Thread (126 messages) 126 messages, 14 authors, 2018-04-02

Re: RFC on writel and writel_relaxed

From: Will Deacon <hidden>
Date: 2018-03-27 10:00:41
Also in: linux-rdma

On Tue, Mar 27, 2018 at 11:44:22AM +0200, Arnd Bergmann wrote:
On Tue, Mar 27, 2018 at 10:56 AM, Benjamin Herrenschmidt
[off-list ref] wrote:
quoted
On Tue, 2018-03-27 at 09:56 +0200, Arnd Bergmann wrote:
quoted
On Tue, Mar 27, 2018 at 12:27 AM, Jason Gunthorpe [off-list ref] wrote:

I'm pretty sure I've never seen
any bug reports pointing to a missing wmb() between memory
and MMIO write accesses, but if you remember seeing them in the
list, maybe you can look again for some evidence of something going
wrong on x86 without it?
The interesting thing is that we do seem to have a whole LOT of these
spurrious wmb before writel all over the tree, I suspect because of
that incorrect recommendation in memory-barriers.txt.

We should fix that.
Maybe the problem is just that it's so counter-intuitive that we don't
need that barrier in Linux, when the hardware does need one on some
architectures.

How about we define a barrier type instruction specifically for this
purpose, something like wmb_before_mmio() and have all architectures
define that to an empty macro?

That way, having correct code using wmb_before_mmio() will not
trigger an incorrect review comment that leads to extra wmb(). ;-)
Please don't add more barriers :)!
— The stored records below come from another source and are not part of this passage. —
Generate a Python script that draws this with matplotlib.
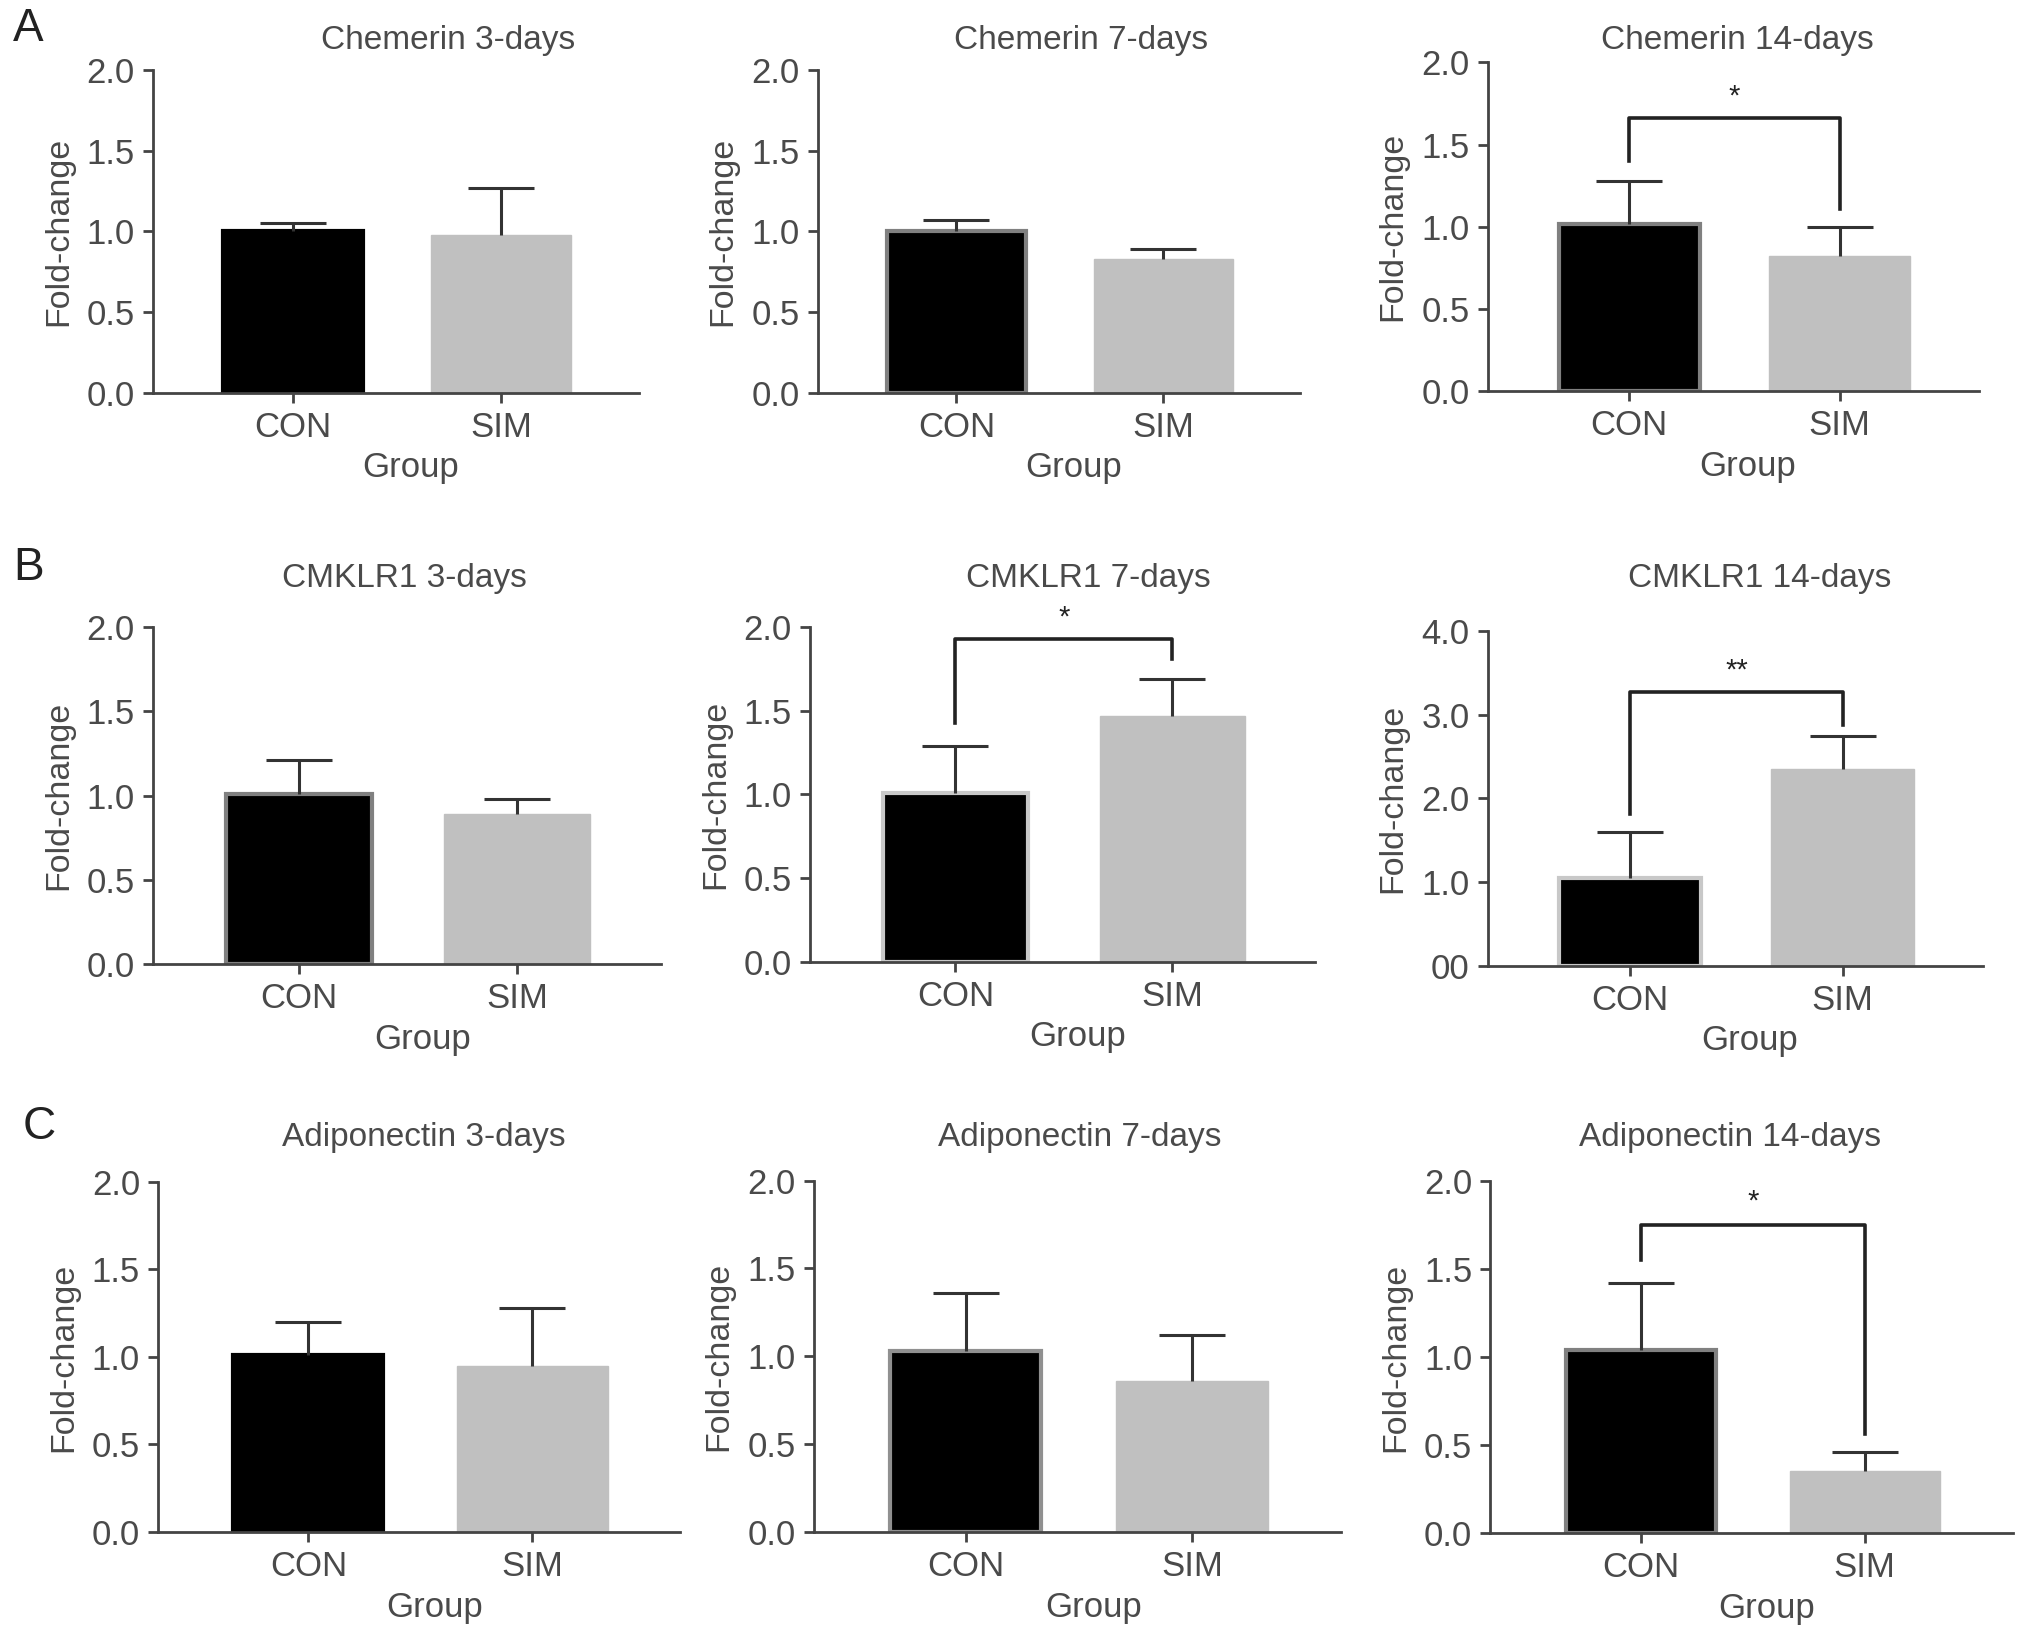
import numpy as np
import matplotlib
matplotlib.use("Agg")
import matplotlib.pyplot as plt

plt.rcParams['font.family'] = ['Liberation Sans', 'DejaVu Sans']

# data: mean and upper error for CON / SIM in each panel
titles = ["Chemerin 3-days", "Chemerin 7-days", "Chemerin 14-days",
          "CMKLR1 3-days", "CMKLR1 7-days", "CMKLR1 14-days",
          "Adiponectin 3-days", "Adiponectin 7-days", "Adiponectin 14-days"]
groups = ["CON", "SIM"]
con_mean = [1.00, 1.00, 1.02, 1.01, 1.01, 1.05, 1.01, 1.03, 1.04]
con_err = [0.05, 0.07, 0.26, 0.20, 0.28, 0.55, 0.19, 0.33, 0.38]
sim_mean = [0.98, 0.83, 0.82, 0.89, 1.47, 2.35, 0.95, 0.86, 0.35]
sim_err = [0.29, 0.06, 0.18, 0.09, 0.22, 0.39, 0.33, 0.26, 0.11]
y_max = [2, 2, 2, 2, 2, 4, 2, 2, 2]
y_ticklabels = [["0.0", "0.5", "1.0", "1.5", "2.0"]] * 5 + \
               [["00", "1.0", "2.0", "3.0", "4.0"]] + \
               [["0.0", "0.5", "1.0", "1.5", "2.0"]] * 3

# significance brackets: panel, bracket height, left leg end, right leg end, label
sig_panel = [2, 4, 5, 8]
sig_top = [1.66, 1.93, 3.27, 1.75]
sig_left = [1.40, 1.43, 1.81, 1.55]
sig_right = [1.11, 1.81, 2.88, 0.56]
sig_text = ["*", "*", "**", "*"]

# layout in reference pixels (1568 x 1267 view)
W, H = 1568.0, 1267.0
ax_rects = [(118, 54, 303, 375), (631, 54, 303, 372), (1148, 48, 302, 379),
            (118, 484, 744, 392), (625, 484, 742, 390), (1148, 487, 745, 382),
            (122, 912, 1182, 403), (628, 911, 1182, 407), (1150, 911, 1183, 403)]
title_pos = [(346, 31), (834, 31), (1341, 31),
             (312, 446), (840, 446), (1358, 446),
             (327, 878), (833, 878), (1335, 878)]
con_edge = ["#000000", "#808080", "#808080", "#808080", "#c8c8c8", "#c8c8c8",
            "#000000", "#909090", "#808080"]
letters = [("A", 22, 22), ("B", 22, 438), ("C", 30, 870)]

txt = "#4a4a4a"
fig = plt.figure(figsize=(20.32, 16.42), dpi=100)

for i in range(9):
    left, top, bottom, width = ax_rects[i]
    height = bottom - top
    ax = fig.add_axes([left / W, 1 - bottom / H, width / W, height / H])
    x = np.arange(2)
    ax.bar(x[0], con_mean[i], width=0.67, color="black", edgecolor=con_edge[i], linewidth=3, zorder=2)
    ax.bar(x[1], sim_mean[i], width=0.67, color="#c0c0c0", edgecolor="#c0c0c0", linewidth=1, zorder=2)
    means = [con_mean[i], sim_mean[i]]
    eb = ax.errorbar(x, means, yerr=[[0, 0], [con_err[i], sim_err[i]]],
                     fmt="none", ecolor="#333333", elinewidth=2.2, capsize=24, capthick=2.2, zorder=3)
    for cap in eb[1]:
        if np.allclose(cap.get_ydata(), means):
            cap.set_visible(False)
    ax.set_xlim(-0.671, 1.66)
    ax.set_ylim(0, y_max[i])
    ax.set_yticks(np.linspace(0, y_max[i], 5))
    ax.set_yticklabels(y_ticklabels[i])
    ax.set_xticks(x)
    ax.set_xticklabels(groups)
    for s in ["top", "right"]:
        ax.spines[s].set_visible(False)
    for s in ["left", "bottom"]:
        ax.spines[s].set_linewidth(2)
        ax.spines[s].set_color("#444444")
    ax.tick_params(axis="both", length=7, width=2, color="#444444", labelsize=25,
                   labelcolor=txt, pad=6)
    ax.set_xlabel("Group", fontsize=25, color=txt, va="center")
    ax.xaxis.set_label_coords(0.53, -58 / height)
    ax.set_ylabel("Fold-change", fontsize=24.5, color=txt, va="center")
    ax.yaxis.set_label_coords(-73 / width, 0.5)
    tx, ty = title_pos[i]
    fig.text(tx / W, 1 - ty / H, titles[i], fontsize=24, color=txt, ha="center", va="center")

    if i in sig_panel:
        k = sig_panel.index(i)
        ax.plot([0, 0, 1, 1], [sig_left[k], sig_top[k], sig_top[k], sig_right[k]],
                color="#222222", lw=2.6, clip_on=False, zorder=4)
        ax.text(0.5, sig_top[k] + 0.065 * y_max[i], sig_text[k], ha="center", va="center",
                fontsize=21, color="#222222", clip_on=False)

for lab, lx, ly in letters:
    fig.text(lx / W, 1 - ly / H, lab, fontsize=33, color="#222222", ha="center", va="center")

fig.savefig("out.png", dpi=100)
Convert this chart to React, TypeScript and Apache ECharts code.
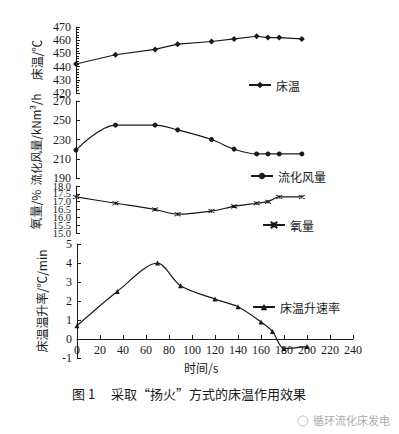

I think that will make it even more
difficult to understand how to use the ones we already have -- the problem
here seems to be that the documentation that was added for the dma_*
barriers got this wrong, but it was at least in contradiction with the
section elsewhere in memory-barriers.txt that describes the relaxed I/O
accessors.

I guess somebody could hack checkpatch to look for back-to-back wmb/writel
sequences? I suspect we could do something with coccinelle too.